INTERSOUND



Associated with Sonoton, a German music publishing / production / music library company, based in Munich.  Sonoton was founded by Gerhard and Rotheide Narholz in 1965, as a recorder and supplier of background music for films and television.  It proved successful, expanded its interests and its catalogue, and is still going today (2020).  At first its recordings appear to have been reserved for the use of professionals, as is generally the case with music libraries, but in 1979 Gerhard Narholz introduced the Intersound label, which made some of the company's products available to the public.  'Music Week' of the 19th of May 1979 described Intersound as a 'new' label and said that it was being launched that month.  The article confirmed that Narholz - better known in the UK as Norman Candler - was the 'guiding force' behind the label, and said that its intention was to concentrate on instrumental items for the MOR market.  Records by Horst Jankowski, Kevin Peek and Xavier Cugat were in the pipeline, and distribution was to be by Selecta.
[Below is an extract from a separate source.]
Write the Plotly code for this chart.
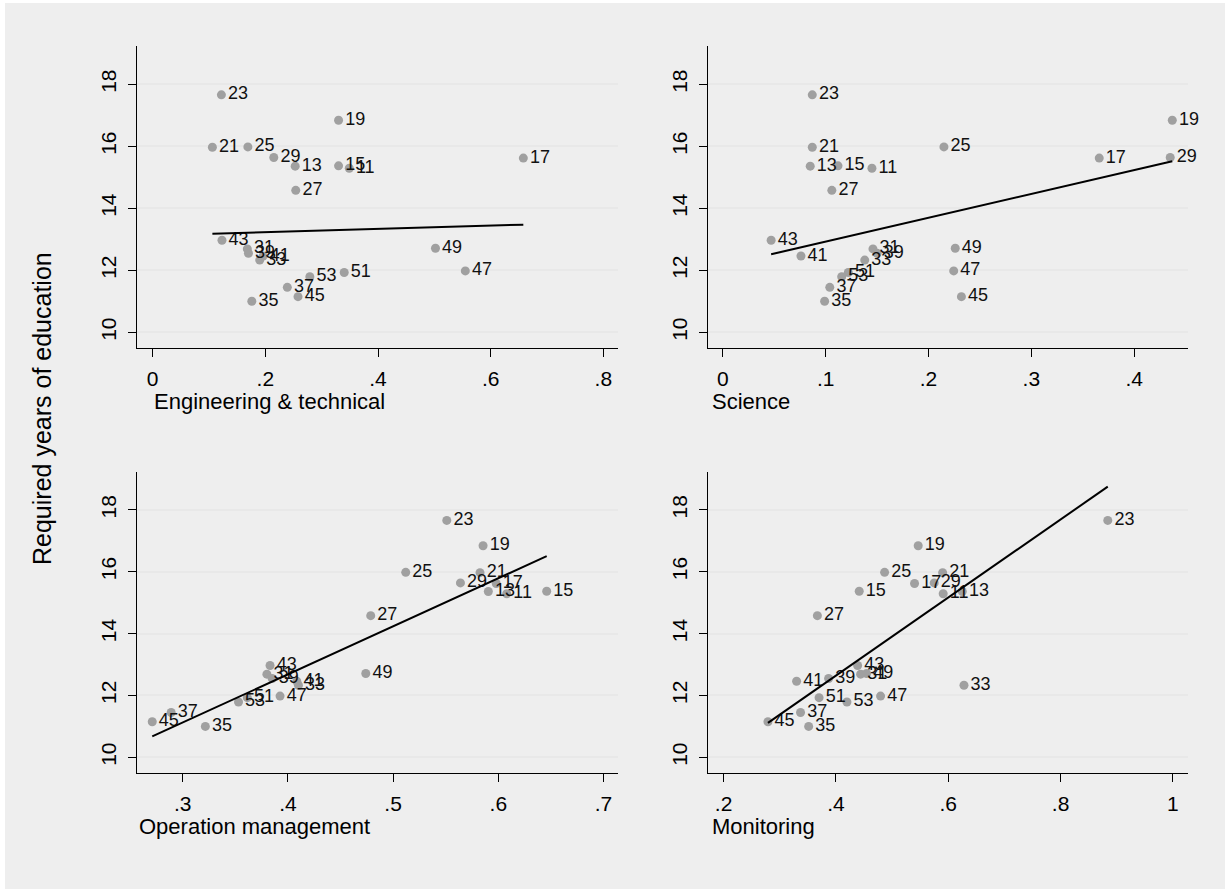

Initially Intersound seems to have had a foot in both the German and the British camps: its first eleven singles and its first eleven albums were all pressed in Germany but their labels - and sleeves in the case of the albums - carried a reference to being distributed in the UK by Selecta, 'A division of Decca Record Co. Ltd.'   Singles were numbered in an ISS-100 series and they came with a company sleeve, which I haven't scanned sideways - the opening is at the top.  'Music Master' gives release dates for ISSes 101 to 104 and 107, and ISS-105 was mentioned on the 'MW' 'Releases' page of the 29th of September; the other singles have the same small spindle holes and the 'Trade distribution for UK by Selecta' text to the left of the logo but they weren't listed in the Trade literature.  This may perhaps be because at the end of 1979 Decca was sold to Polygram and its Selecta arm proved surplus to requirements - 'MW' of the 26th of April 1980 reported that Selecta was to be wound down 'within the next two weeks'.  With their distributor in that kind of state it is probable that the remaining singles received minimal promotion and were only available for a matter of months; they do exist, but they seem to be rare.  Intersound appears to have broken its British link at that point and to have concentrated on its home land.  From ISS-113 onwards the singles had large centre holes and had no reference to Selecta on their labels.  The numbers got as far as ISS-214, around 1990, before the 7" vinyl format was discontinued.